Al Jazeera's Zeina Khodr reports on how the refugees are impacting Lebanon's economy

Lebanon has taken in by far the largest number of Syrian refugees: Nearly 800,000 are officially registered with the United Nations, and many more remain uncounted. They make up nearly 25 percent of the population.

A meeting at the UN last month pledged $339m for humanitarian aid for refugees, of which $74m was earmarked for Lebanon.

The EU's envoy to Lebanon announced an additional $96m in funding after meeting Sleiman.

"We are making every effort to help meet the urgent needs of Lebanese and refugees through emergency humanitarian aid and the development of infrastructure and basic services," said Angelina Eichhorst.

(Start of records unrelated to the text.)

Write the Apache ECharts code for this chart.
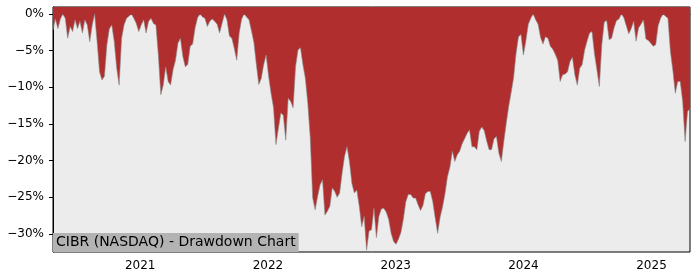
<!DOCTYPE html>
<html>
<head>
<meta charset="utf-8">
<script src="https://cdn.jsdelivr.net/npm/echarts@6/dist/echarts.min.js"></script>
<style>html,body{margin:0;padding:0;background:#fff}#c{width:700px;height:280px}</style>
</head>
<body>
<div id="c"></div>
<script>
// Weekly drawdown (%), first week starting 2020-04-27
const startDate = [2020, 3, 27];
const stepDays = 7;
const dd2020 = [-2.2,-0.7,-2.0,-0.7,0,-0.6,-3.3,-1.7,-2.4,-0.8,-2.0,-1.0,-2.6,-0.8,-1.5,-3.8,-1.5,0,-3.8,-7.9,-9.0,-8.5,-4.2,-2.0,-1.5,-3.8,-7.4,-9.7,-3.3,-1.5,-0.6,-0.3,0,-0.6,-1.3,-2.4];
const dd2021 = [-1.5,-0.8,-2.6,-1.0,-0.6,-1.3,-1.5,-5.6,-11.0,-9.7,-7.2,-9.2,-9.7,-7.6,-6.3,-4.0,-3.3,-5.8,-7.2,-6.9,-4.4,-4.1,-1.9,-0.5,0,-0.4,-0.6,-1.7,-1.0,-0.7,-1.0,-1.4,-2.6,-1.3,0,-0.8,-3.0,-3.3,-4.7,-6.3,-2.6,-0.7,0,-0.4,-0.8,-2.3,-3.9,-6.9,-9.6,-8.8,-6.9,-5.6];
const dd2022 = [-8.5,-10.8,-12.8,-17.8,-15.6,-13.5,-13.8,-17.2,-11.5,-11.9,-12.8,-7.2,-4.9,-4.6,-6.9,-8.8,-12.2,-16.9,-25.1,-26.7,-24.9,-23.3,-22.6,-27.4,-26.9,-26.2,-23.7,-24.2,-25.0,-24.4,-21.7,-19.4,-18.1,-20.1,-23.1,-24.4,-24.0,-26.2,-29.0,-27.6,-32.2,-29.6,-29.4,-26.5,-30.5,-27.6,-26.6,-26.5,-27.0,-28.0,-29.9,-31.0];
const dd2023 = [-31.4,-30.7,-29.8,-28.0,-25.6,-24.6,-24.6,-25.1,-25.1,-26.0,-26.8,-26.1,-24.5,-24.2,-24.2,-25.6,-27.8,-29.9,-27.7,-26.3,-24.5,-22.2,-20.9,-18.7,-20.1,-19.2,-18.7,-17.7,-17.0,-16.3,-15.8,-18.1,-18.1,-18.5,-16.0,-15.4,-15.9,-17.3,-18.5,-18.5,-17.0,-16.7,-19.0,-20.1,-17.4,-14.9,-12.6,-10.7,-8.7,-5.4,-3.1,-2.8];
const dd2024 = [-5.6,-3.7,-1.4,-0.6,0,-0.8,-1.4,-3.2,-4.1,-3.1,-3.3,-4.4,-4.8,-5.5,-6.3,-9.2,-8.3,-8.2,-7.9,-6.5,-5.9,-8.3,-9.7,-7.4,-6.9,-4.9,-3.7,-2.6,-2.4,-5.4,-7.6,-9.9,-4.2,-1.1,-0.9,-3.5,-3.3,-1.9,-0.9,-0.7,0,-0.5,-1.6,-2.7,-2.0,-1.0,-3.7,-1.9,-1.4,-0.8,-3.4,-3.6,-4.0];
const dd2025 = [-4.4,-4.2,-1.6,-0.6,0,-0.3,-0.6,-5.1,-7.7,-10.8,-9.2,-9.2,-11.9,-17.4,-13.3,-12.9];
const yTicks = [0,-5,-10,-15,-20,-25,-30];
const xTickYears = [2021,2022,2023,2024,2025];
const xRangeStart = [2020, 3, 27];
const xRangeEnd = [2025, 3, 21];
const yRange = [-32.45, 0.95];
const titleText = 'CIBR (NASDAQ) - Drawdown Chart';

const values = [].concat(dd2020, dd2021, dd2022, dd2023, dd2024, dd2025);
const data = values.map((v, i) => {
  const d = new Date(startDate[0], startDate[1], startDate[2]);
  d.setDate(d.getDate() + i * stepDays);
  return [d.getTime(), v];
});
const yearTicks = xTickYears.map(y => new Date(y, 0, 1).getTime());
const font = 'DejaVu Sans';

const chart = echarts.init(document.getElementById('c'), null, {renderer: 'canvas'});
chart.setOption({
  animation: false,
  title: {
    text: titleText, left: 53, top: 233,
    backgroundColor: '#b3b3b3', padding: [2, 3, 2, 3],
    textStyle: {fontFamily: font, fontSize: 14, fontWeight: 'normal', color: '#000', lineHeight: 15}
  },
  grid: {left: 53, right: 10, top: 7, bottom: 28, show: true, backgroundColor: '#ececec', borderColor: '#000', borderWidth: 1},
  xAxis: {
    type: 'value',
    min: new Date(xRangeStart[0], xRangeStart[1], xRangeStart[2]).getTime(),
    max: new Date(xRangeEnd[0], xRangeEnd[1], xRangeEnd[2]).getTime(),
    splitLine: {show: false},
    axisLine: {show: true, lineStyle: {color: '#000', width: 1}},
    axisTick: {show: true, length: 4, customValues: yearTicks, lineStyle: {color: '#000'}},
    axisLabel: {customValues: yearTicks, formatter: v => String(new Date(v).getFullYear()), fontFamily: font, fontSize: 12, color: '#000', margin: 8}
  },
  yAxis: {
    type: 'value', min: yRange[0], max: yRange[1],
    splitLine: {show: false},
    axisLine: {show: true, lineStyle: {color: '#000', width: 1}},
    axisTick: {show: true, length: 4, customValues: yTicks, lineStyle: {color: '#000'}},
    axisLabel: {customValues: yTicks, formatter: v => (v < 0 ? '\u2212' : '') + Math.abs(v) + '%', fontFamily: font, fontSize: 12, color: '#000', margin: 9}
  },
  series: [{
    type: 'line', data: data, showSymbol: false, symbol: 'none',
    lineStyle: {color: '#8c8c8c', width: 0.6},
    areaStyle: {origin: 'end', color: '#b02e2e', opacity: 1}
  }]
});
</script>
</body>
</html>
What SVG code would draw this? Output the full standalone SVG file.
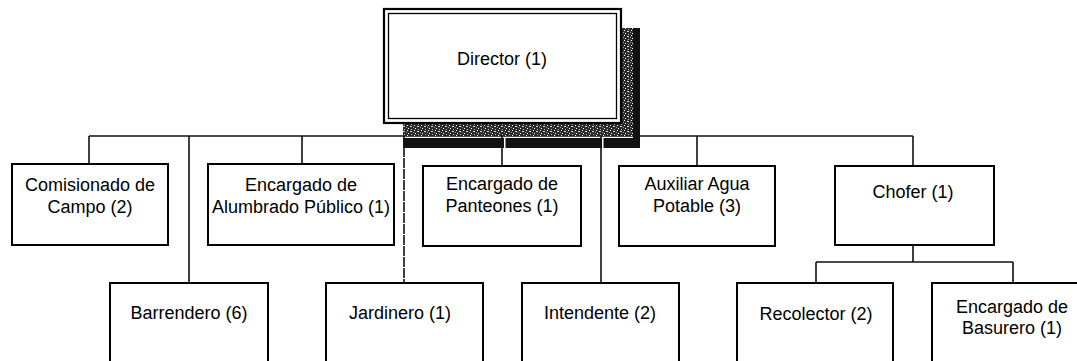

With winter fast approaching, aid agencies are scrambling to prepare refugee communities for the cold and rain.

Many are living in informal housing, including unfinished buildings, makeshift shelters and tents, and face the threat of flooding as well as bitterly cold temperatures.

Eichhorst said the extra funding, which would cover a period from November to March, would go to help 90,000 families identified as "the most vulnerable."

UN pushes Europe on asylum

Also on Friday, the UN's refugee agency appealed to European and other states to grant asylum to more Syrians, hundreds of whom have died trying to cross the Mediterranean to reach Europe.

"Growing numbers of Syrians are crossing the Mediterranean from Egypt to Italy, citing increasing anxiety over their security as well as incidents of physical assaults, verbal threats, detention and deportation," said Melissa Fleming, the chief spokeswoman for the agency.

Since August, more than 6,000 refugees from Syria have arrived in Italy aboard 63 boats, up from 350 in all of last year.

Up to 300 people are still missing after a boat sank off the coast of Malta last week after departing from Libya.

Egypt hosts up to 300,000 Syrians, according to government estimates, but there has been a backlash against them since President Mohamed Morsi's ouster in July.